18th April: Ocean Business 2023

I had decided to go to the Ocean Business 2023 exhibition at the National Oceanography Centre partly because there was a talk on the Global Ocean Observing System, with which I used to be involved, and partly just to see what was going on!

Walking to NOC from home (as I did many times in the past) I was surprised to see that what I think was the “Plume of Feathers” pub is now Southampton Buddhist Centre; nice that they kept the pub sign!
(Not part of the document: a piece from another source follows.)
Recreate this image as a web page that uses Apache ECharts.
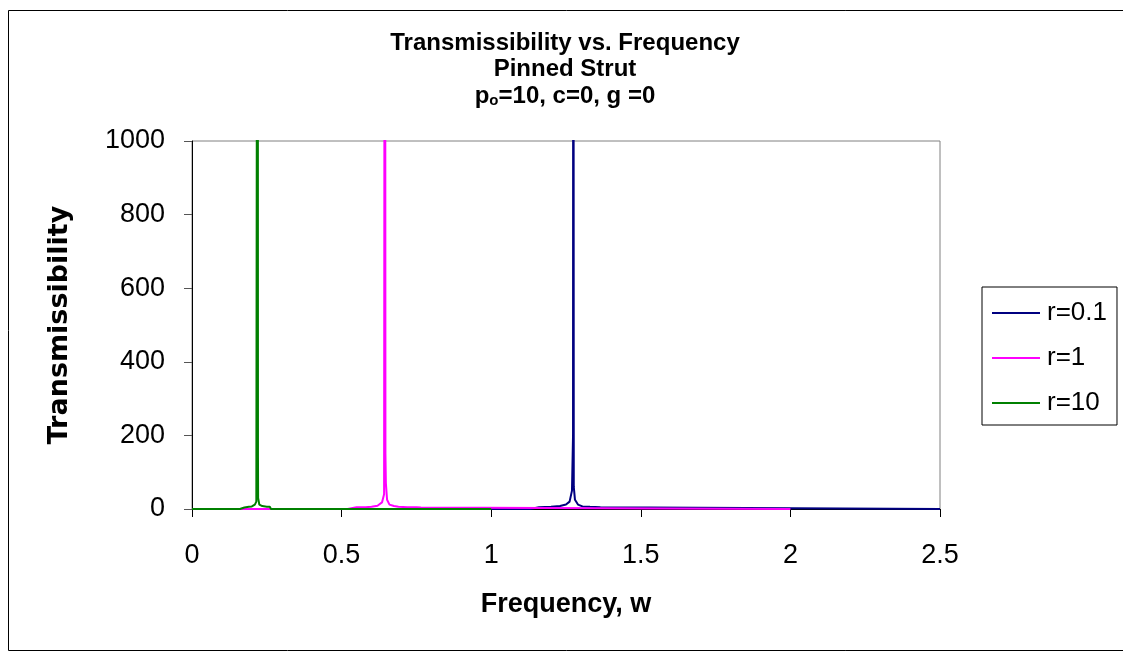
<!DOCTYPE html>
<html>
<head>
<meta charset="utf-8">
<script src="https://cdn.jsdelivr.net/npm/echarts@6/dist/echarts.min.js"></script>
<style>html,body{margin:0;padding:0;background:#fff}#c{width:1123px;height:662px}</style>
</head>
<body>
<div id="c"></div>
<script>
// ---- data ----
const seriesNames = ['r=0.1', 'r=1', 'r=10'];
const seriesColors = ['#000080', '#FF00FF', '#008000'];

// r=0.1
const freqR01 = [0, 1.13, 1.136, 1.16, 1.2, 1.23, 1.25, 1.262, 1.27, 1.2735, 1.2745, 1.276, 1.28, 1.29, 1.305, 1.33, 1.365, 1.37, 2.5];
const transR01 = [0, 0, 4, 5, 6, 8, 12, 20, 50, 200, 3000, 60, 25, 12, 7, 6, 5, 0, 0];

// r=1
const freqR1 = [0, 0.52, 0.523, 0.55, 0.58, 0.60, 0.62, 0.635, 0.642, 0.645, 0.6465, 0.648, 0.652, 0.66, 0.675, 0.69, 0.72, 0.75, 0.765, 0.77, 2.0];
const transR1 = [0, 0, 4, 5, 5, 6, 9, 18, 40, 3000, 150, 70, 25, 12, 8, 6, 5, 5, 4, 0, 0];

// r=10
const freqR10 = [0, 0.16, 0.166, 0.175, 0.19, 0.2, 0.21, 0.215, 0.218, 0.2195, 0.2205, 0.221, 0.225, 0.235, 0.25, 0.26, 0.264, 0.27, 1.0];
const transR10 = [0, 0, 0, 4, 6, 7, 12, 20, 25, 3000, 140, 30, 12, 8, 6, 6, 0, 0, 0];

const xTicks = { min: 0, max: 2.5, interval: 0.5 };
const yTicks = { min: 0, max: 1000, interval: 200 };

const titleLines = ['Transmissibility vs. Frequency', 'Pinned Strut'];
const titleLine3 = ['p', 'o', '=10, c=0, g =0'];
const xName = 'Frequency, w';
const yName = 'Transmissibility';

// ---- build ----
const zip = (xs, ys) => xs.map((x, i) => [x, ys[i]]);
const dataSets = [zip(freqR01, transR01), zip(freqR1, transR1), zip(freqR10, transR10)];

const FONT = '"Liberation Sans", Arial, sans-serif';
const chart = echarts.init(document.getElementById('c'), null, { renderer: 'canvas' });

chart.setOption({
  animation: false,
  backgroundColor: '#fff',
  graphic: [
    { type: 'rect', shape: { x: 8.5, y: 10.5, width: 1200, height: 640 }, style: { fill: 'none', stroke: '#000', lineWidth: 1 }, z: 0 },
    { type: 'text', x: 565, y: 43, style: { text: titleLines[0], font: 'bold 24px ' + FONT, fill: '#000', align: 'center', verticalAlign: 'middle' } },
    { type: 'text', x: 565, y: 69, style: { text: titleLines[1], font: 'bold 24px ' + FONT, fill: '#000', align: 'center', verticalAlign: 'middle' } },
    { type: 'text', x: 565, y: 96, style: {
        text: '{a|' + titleLine3[0] + '}{s|' + titleLine3[1] + '}{a|' + titleLine3[2] + '}',
        align: 'center', verticalAlign: 'middle',
        rich: {
          a: { fontFamily: FONT, fontWeight: 'bold', fontSize: 24, fill: '#000', color: '#000' },
          s: { fontFamily: FONT, fontWeight: 'bold', fontSize: 15, fill: '#000', color: '#000', padding: [10, 0, 0, 0] }
        } } }
  ],
  legend: {
    orient: 'vertical',
    left: 982, top: 287,
    padding: [13, 10, 9, 10],
    borderColor: '#000', borderWidth: 1,
    icon: 'rect',
    itemWidth: 48, itemHeight: 2, itemGap: 19,
    textStyle: { fontFamily: FONT, fontSize: 26, color: '#000', padding: [0, 0, 0, 2] },
    data: seriesNames
  },
  grid: {
    left: 192, right: 183, top: 141, bottom: 153,
    show: true, borderColor: '#808080', borderWidth: 1, backgroundColor: 'transparent'
  },
  xAxis: {
    type: 'value', min: xTicks.min, max: xTicks.max, interval: xTicks.interval,
    name: xName, nameLocation: 'middle', nameGap: 82,
    nameTextStyle: { fontFamily: FONT, fontSize: 27, fontWeight: 'bold', color: '#000' },
    axisLine: { show: true, onZero: false, lineStyle: { color: '#000', width: 1 } },
    axisTick: { show: true, length: 8, inside: false, lineStyle: { color: '#000' } },
    axisLabel: { fontFamily: FONT, fontSize: 27, color: '#000', margin: 33 },
    splitLine: { show: false }
  },
  yAxis: {
    type: 'value', min: yTicks.min, max: yTicks.max, interval: yTicks.interval,
    name: yName, nameLocation: 'middle', nameGap: 119, nameRotate: 90,
    nameTextStyle: { fontFamily: '"DejaVu Sans", sans-serif', fontSize: 27, fontWeight: 'bold', color: '#000' },
    axisLine: { show: true, lineStyle: { color: '#000', width: 1 } },
    axisTick: { show: true, length: 8, inside: false, lineStyle: { color: '#555' } },
    axisLabel: { fontFamily: FONT, fontSize: 27, color: '#000', margin: 27, formatter: v => String(v) },
    splitLine: { show: false }
  },
  series: seriesNames.map((n, i) => ({
    name: n, type: 'line', data: dataSets[i],
    symbol: 'none', showSymbol: false, clip: true,
    lineStyle: { color: seriesColors[i], width: 2 },
    itemStyle: { color: seriesColors[i] },
    z: 2 + i
  }))
});
</script>
</body>
</html>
Sitting in the NOC cafeteria before the meeting I met a previous colleague from the James Rennell research division, Steve Hall.  I had put my NCI affiliation on my Conference badge and in talking about that, discovered that Steve had been an observer at the Royal Observer Corps station at Stone Point!  He said that the observers who had a local background would never call it “Stone Point”, but rather “Lepe” which possibly adds to our theory that the name “Stone Point” was simply an Ordnance Survey mapping error!

Looking out from the cafeteria at Empress Dock it looked more like Setley Pond on a Solent Radio Controlled Model Boat Club day, there were so many remotely controlled vessels on the water.

In the exhibition I got a phone call from NCI Stone Point and, having gone outside for a quieter spot to phone back, I ended up going into NOC via a different door.  There I saw a poster for the Voluntary Observing Ships (VOS) and VOS Climate Subset – VOSClim. I don’t think the poster is new, but talking to the Met. Office technicians working in the instrument lab by the poster, apparently VOSClim is still alive and continuing.  I’d briefly talked to Emma Heslop, Acting Director for GOOS at the Intergovernmental Oceanographic Commision (of UNESCO) before the Conference and was told that surface fluxes are still a major concern for GOOS.

When I retired I had the feeling that the International work I had done with the VOS had achieved little but maybe it did have a significant effect after all.  By chance I recently came across a Frontiers in Marine Science paper where some of my (very old) FORTRAN coding work was acknowledged, I hope it was correct!